Print the material below exactly as it stands, please, from its first line to the line holding "color(51.5bp)=(bgC); color(60.3bp)=(bgB); color(75bp)=(bgA);", with no pictures.

_ _ _

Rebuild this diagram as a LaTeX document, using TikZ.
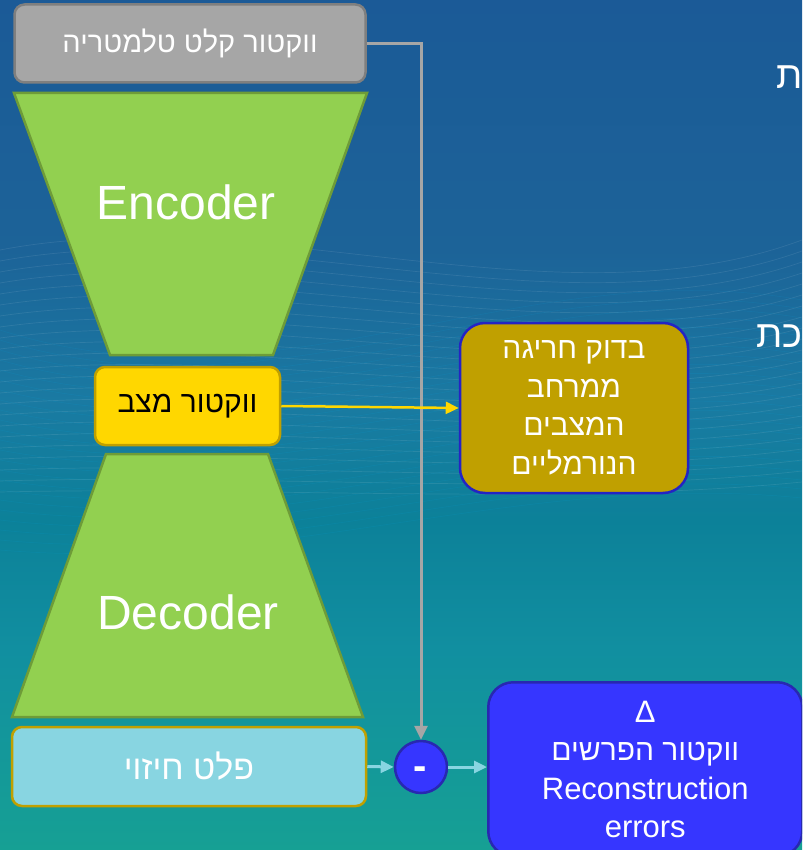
\documentclass[tikz,border=0pt]{standalone}
\usepackage{fontspec}
\setmainfont{Liberation Sans}
\newfontfamily\heb[Script=Hebrew]{Liberation Sans}
\TeXXeTstate=1
\usetikzlibrary{arrows.meta}

\definecolor{bgA}{HTML}{1B5A97}
\definecolor{bgB}{HTML}{1C6398}
\definecolor{bgC}{HTML}{1A7AA2}
\definecolor{bgD}{HTML}{0C8199}
\definecolor{bgE}{HTML}{118FA0}
\definecolor{bgF}{HTML}{16A094}
\definecolor{grayfill}{HTML}{A6A6A6}
\definecolor{grayedge}{HTML}{7F7F7F}
\definecolor{greenfill}{HTML}{92D050}
\definecolor{greenedge}{HTML}{6E9C38}
\definecolor{yellowfill}{HTML}{FFD700}
\definecolor{yellowedge}{HTML}{C0A000}
\definecolor{cyanfill}{HTML}{88D5E1}
\definecolor{goldfill}{HTML}{C0A000}
\definecolor{goldedge}{HTML}{2424C4}
\definecolor{bluefill}{HTML}{3636FF}
\definecolor{blueedge}{HTML}{2828B0}

\newcommand{\rtl}[1]{\beginR #1\endR}

% slide background, bottom (25bp) to top (75bp)
\pgfdeclareverticalshading{slidebg}{100bp}{%
  color(0bp)=(bgF); color(25bp)=(bgF); color(36.8bp)=(bgE); color(44.4bp)=(bgD);
  color(51.5bp)=(bgC); color(60.3bp)=(bgB); color(75bp)=(bgA); color(100bp)=(bgA)}

\tikzset{
  box/.style={rounded corners=10pt, line width=2.5pt, inner sep=0pt, text=white},
  trap/.style={fill=greenfill, draw=greenedge, line width=2.5pt, line join=miter},
  bigword/.style={text=white, font=\fontsize{48}{50}\selectfont},
  hebtext/.style 2 args={font=\heb\fontsize{#1}{#2}\selectfont},
  wire/.style={line width=#1, -{Triangle[length=13pt, width=12pt]}},
}

\begin{document}
\begin{tikzpicture}[x=1pt, y=-1pt]
\useasboundingbox (0,0) rectangle (802,850);
\clip (0,0) rectangle (802,850);

\fill[shading=slidebg] (0,0) rectangle (802,850);
% faint wave mesh across the middle of the slide
\foreach \i in {0,...,22}{
  \draw[white, opacity=0.09, line width=0.7]
    (0,250+\i*11) .. controls (260,200+\i*13) and (560,330+\i*8) .. (802,240+\i*11);
  \draw[cyan, opacity=0.10, line width=0.7]
    (0,330+\i*10) .. controls (280,420+\i*7) and (520,250+\i*10) .. (802,300+\i*9);
}

% words running off the right margin
\node[hebtext={38}{38}, text=white, anchor=base west, inner sep=0pt] (edgeA) at (776,89) {\rtl{ת}};
\node[hebtext={38}{38}, text=white, anchor=base west, inner sep=0pt] (edgeB) at (756,347) {\rtl{כת}};

% input vector
\node[box, fill=grayfill, draw=grayedge, minimum width=351, minimum height=78,
      hebtext={29}{32}] (input) at (190,43.5) {\rtl{ווקטור קלט טלמטריה}};

% encoder
\draw[trap] (14,93) -- (367,93) -- (273,355) -- (110,355) -- cycle;
\node[bigword] (enc) at (186,202) {Encoder};

% latent state vector
\node[box, fill=yellowfill, draw=yellowedge, minimum width=185, minimum height=78,
      hebtext={30}{32}, text=black] (state) at (187.5,406) {\rtl{ווקטור מצב}};

% decoder
\draw[trap] (106,454) -- (268,454) -- (363,717) -- (12,717) -- cycle;
\node[bigword] (dec) at (188,612) {Decoder};

% reconstructed output
\node[box, fill=cyanfill, draw=yellowedge, minimum width=354, minimum height=79,
      hebtext={34}{36}] (pred) at (189,766.5) {\rtl{פלט חיזוי}};

% difference operator
\node[circle, fill=bluefill, draw=blueedge, line width=2.5pt, minimum size=52pt,
      inner sep=0pt, text=white] (diff) at (421,767) {};
\node[text=white, font=\bfseries\fontsize{40}{40}\selectfont, inner sep=0pt]
      (minus) at (420.5,773) {-};

% normal-space check
\node[box, rounded corners=25pt, fill=goldfill, draw=goldedge, minimum width=228,
      minimum height=170, align=center, hebtext={30}{38.5}]
      (check) at (574,408)
      {\rtl{בדוק חריגה}\\\rtl{ממרחב}\\\rtl{המצבים}\\\rtl{הנורמליים}};

% reconstruction errors
\node[box, rounded corners=25pt, fill=bluefill, draw=blueedge, minimum width=314,
      minimum height=174, anchor=north west, align=center,
      font=\fontsize{31}{38.5}\selectfont]
      (err) at (487,681)
      {Δ\\{\heb\fontsize{30}{38.5}\selectfont\rtl{ווקטור הפרשים}}\\Reconstruction\\errors};

% connectors
\draw[wire=3pt, grayfill, -{Triangle[length=14pt, width=13pt]}]
  (input.east) -- (input.east -| diff) -- (diff.north);
\draw[wire=2.5pt, yellowfill] (state.east) -- (check.west);
\draw[wire=3pt, cyanfill] (pred.east) -- (diff.west);
\draw[wire=3pt, cyanfill] (diff.east) -- (diff.east -| err.west);
\end{tikzpicture}
\end{document}
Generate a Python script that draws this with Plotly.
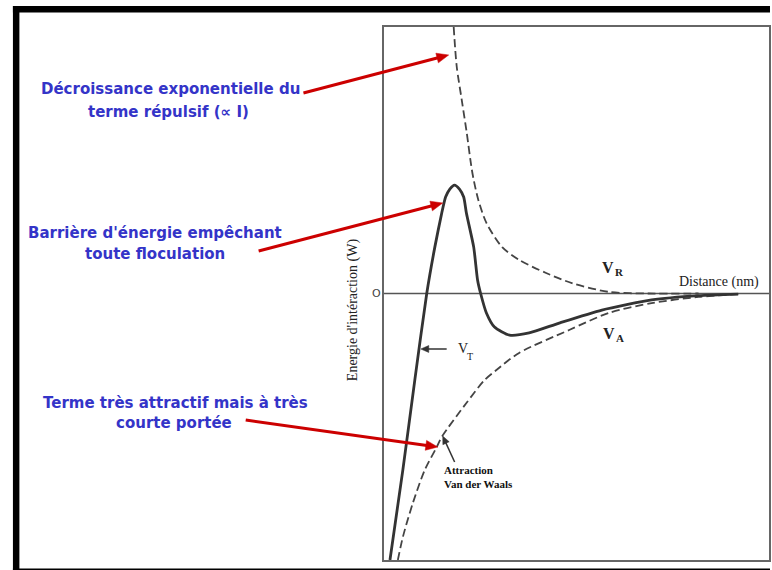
import math
import plotly.graph_objects as go

# ---- data (arbitrary units: distance 0..10, energy -10..10) ----
vr_x = [1.81, 1.89, 2.02, 2.15, 2.27, 2.33, 2.45, 2.66, 3.07, 3.51, 4.21, 4.88, 5.84, 6.87, 8.17]
vr_y = [10.0, 8.5, 7.26, 6.02, 4.75, 4.26, 3.51, 2.65, 1.74, 1.26, 0.77, 0.39, 0.06, 0.0, 0.0]

va_x = [0.36, 0.49, 0.75, 1.06, 1.37, 1.50, 2.14, 2.61, 2.92, 3.51, 4.81, 5.84, 6.95, 8.17, 9.2]
va_y = [-10.0, -9.14, -7.86, -6.62, -5.76, -5.38, -4.11, -3.25, -2.87, -2.23, -1.37, -0.73, -0.36, -0.13, -0.02]

vt_x = [0.155, 0.49, 0.80, 1.11, 1.32, 1.50, 1.60, 1.71, 1.83, 1.96, 2.07, 2.14, 2.33, 2.43,
        2.51, 2.66, 2.87, 3.26, 3.77, 4.55, 5.66, 6.95, 8.17, 9.2]
vt_y = [-10.0, -6.62, -3.25, 0.0, 1.74, 3.02, 3.62, 3.92, 4.07, 3.92, 3.62, 3.02, 1.74, 0.51,
        0.0, -0.73, -1.26, -1.56, -1.48, -1.11, -0.62, -0.24, -0.08, -0.02]

W, H = 772, 570
L, R, T, B = 384, 771, 27, 560
XMIN, XMAX, YMIN, YMAX = 0, 10, -10, 10


def px2x(px):
    return XMIN + (px - L) / (R - L) * (XMAX - XMIN)


def py2y(py):
    return YMAX - (py - T) / (B - T) * (YMAX - YMIN)


def pxp(px):
    return (px - L) / (R - L)


def pyp(py):
    return (B - py) / (B - T)


fig = go.Figure()
dash = dict(color="#444", width=1.8, dash="8px,4px", shape="spline", smoothing=0.8)
fig.add_trace(go.Scatter(x=vr_x, y=vr_y, mode="lines", line=dash, hoverinfo="skip"))
fig.add_trace(go.Scatter(x=va_x, y=va_y, mode="lines", line=dash, hoverinfo="skip"))
fig.add_trace(go.Scatter(x=vt_x, y=vt_y, mode="lines", line=dict(color="#333", width=2.8, shape="spline", smoothing=0.6),
                         hoverinfo="skip"))

shapes = [
    # zero line
    dict(type="line", xref="x", yref="y", x0=XMIN, x1=XMAX, y0=0, y1=0, line=dict(color="#555", width=1.5), layer="below"),
    # black frame
    dict(type="rect", xref="paper", yref="paper", x0=pxp(11), x1=pxp(17.5), y0=pyp(570), y1=pyp(6), fillcolor="black", line=dict(width=0)),
    dict(type="rect", xref="paper", yref="paper", x0=pxp(11), x1=pxp(772), y0=pyp(12.5), y1=pyp(6), fillcolor="black", line=dict(width=0)),
    dict(type="rect", xref="paper", yref="paper", x0=pxp(11), x1=pxp(772), y0=pyp(570), y1=pyp(568.5), fillcolor="black", line=dict(width=0)),
]


def arrow(x0, y0, x1, y1, color, width, hl, hw):
    dx, dy = x1 - x0, y1 - y0
    d = math.hypot(dx, dy)
    ux, uy = dx / d, dy / d
    nx, ny = -uy, ux
    bx, by = x1 - hl * ux, y1 - hl * uy
    shapes.append(dict(type="line", xref="paper", yref="paper", x0=pxp(x0), y0=pyp(y0),
                       x1=pxp(bx + ux), y1=pyp(by + uy), line=dict(color=color, width=width)))
    pts = [(x1, y1), (bx + hw * nx, by + hw * ny), (bx - hw * nx, by - hw * ny)]
    path = "M " + " L ".join(f"{pxp(px):.5f},{pyp(py):.5f}" for px, py in pts) + " Z"
    shapes.append(dict(type="path", xref="paper", yref="paper", path=path, fillcolor=color,
                       line=dict(color=color, width=0.5)))


arrow(303, 93, 449, 55, "#cc0000", 3, 12, 5)
arrow(258, 251, 443, 203, "#cc0000", 3, 12, 5)
arrow(245, 420, 438, 447, "#cc0000", 3, 12, 5)
arrow(447, 349, 421, 349, "#333", 1.5, 8, 3.5)
arrow(455, 462, 443, 436, "#333", 1.5, 8, 3.5)

blue = "#3434c8"
bfont = dict(family="DejaVu Sans, Noto Sans, sans-serif", size=15, color=blue)
serif = "Liberation Serif, Times New Roman, serif"
ann = []


def btext(txt, cx, cy):
    ann.append(dict(text="<b>" + txt + "</b>", xref="paper", yref="paper", x=pxp(cx), y=pyp(cy), showarrow=False,
                    font=bfont, xanchor="center", yanchor="middle"))


btext("Décroissance exponentielle du", 169, 89)
btext("terme répulsif (∝ I)", 167, 112)
btext("Barrière d'énergie empêchant", 154, 233)
btext("toute floculation", 154, 254)
btext("Terme très attractif mais à très", 174, 403)
btext("courte portée", 173, 423)


def ptext(txt, px, py, size, bold=False, anchor="left"):
    t = "<b>" + txt + "</b>" if bold else txt
    ann.append(dict(text=t, x=px2x(px), y=py2y(py), xref="x", yref="y", showarrow=False,
                    xanchor=anchor, yanchor="middle", font=dict(family=serif, size=size, color="#222")))


# V_T, V_R, V_A with subscripts as separate small texts
ptext("V", 456, 348, 14)
ptext("T", 465, 356, 10)
ptext("V", 601, 267, 16, bold=True)
ptext("R", 614, 272, 11, bold=True)
ptext("V", 602, 333, 16, bold=True)
ptext("A", 615, 338, 11, bold=True)
ptext("Distance (nm)", 721, 282, 14, anchor="center")

ann.append(dict(text="<b>Attraction<br>Van der Waals</b>", x=px2x(442), y=py2y(477), xref="x", yref="y",
                showarrow=False, xanchor="left", yanchor="middle", align="left",
                font=dict(family=serif, size=11, color="#111")))
ann.append(dict(text="Energie d'intéraction (W)", xref="paper", yref="paper", x=pxp(353), y=pyp(310),
                showarrow=False, textangle=-90, xanchor="center", yanchor="middle",
                font=dict(family=serif, size=14, color="#222")))
ann.append(dict(text="O", xref="paper", yref="paper", x=pxp(376), y=pyp(293), showarrow=False,
                xanchor="center", yanchor="middle", font=dict(family="DejaVu Sans, sans-serif", size=11, color="#444")))

fig.update_layout(
    width=W, height=H,
    margin=dict(l=L, r=W - R, t=T, b=H - B, pad=0),
    paper_bgcolor="white", plot_bgcolor="white",
    showlegend=False,
    shapes=shapes, annotations=ann,
    xaxis=dict(range=[XMIN, XMAX], showgrid=False, zeroline=False, showticklabels=False, ticks="",
               showline=True, mirror=True, linecolor="#666", linewidth=2),
    yaxis=dict(range=[YMIN, YMAX], showgrid=False, zeroline=False, showticklabels=False, ticks="",
               showline=True, mirror=True, linecolor="#666", linewidth=2),
)

fig.write_html("out.html", config={"displayModeBar": False}, post_script="document.body.style.margin='0';")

_ _ _

**IN RESPONSE:**
Rebuild this diagram as a LaTeX document, using TikZ.
\documentclass[tikz,border=0pt]{standalone}
\usepackage{fontspec}
\setmainfont{Liberation Sans}
\newfontfamily\heb[Script=Hebrew]{Liberation Sans}
\TeXXeTstate=1
\usetikzlibrary{arrows.meta}

\definecolor{bgA}{HTML}{1B5A97}
\definecolor{bgB}{HTML}{1C6398}
\definecolor{bgC}{HTML}{1A7AA2}
\definecolor{bgD}{HTML}{0C8199}
\definecolor{bgE}{HTML}{118FA0}
\definecolor{bgF}{HTML}{16A094}
\definecolor{grayfill}{HTML}{A6A6A6}
\definecolor{grayedge}{HTML}{7F7F7F}
\definecolor{greenfill}{HTML}{92D050}
\definecolor{greenedge}{HTML}{6E9C38}
\definecolor{yellowfill}{HTML}{FFD700}
\definecolor{yellowedge}{HTML}{C0A000}
\definecolor{cyanfill}{HTML}{88D5E1}
\definecolor{goldfill}{HTML}{C0A000}
\definecolor{goldedge}{HTML}{2424C4}
\definecolor{bluefill}{HTML}{3636FF}
\definecolor{blueedge}{HTML}{2828B0}

\newcommand{\rtl}[1]{\beginR #1\endR}

% slide background, bottom (25bp) to top (75bp)
\pgfdeclareverticalshading{slidebg}{100bp}{%
  color(0bp)=(bgF); color(25bp)=(bgF); color(36.8bp)=(bgE); color(44.4bp)=(bgD);
  color(51.5bp)=(bgC); color(60.3bp)=(bgB); color(75bp)=(bgA); color(100bp)=(bgA)}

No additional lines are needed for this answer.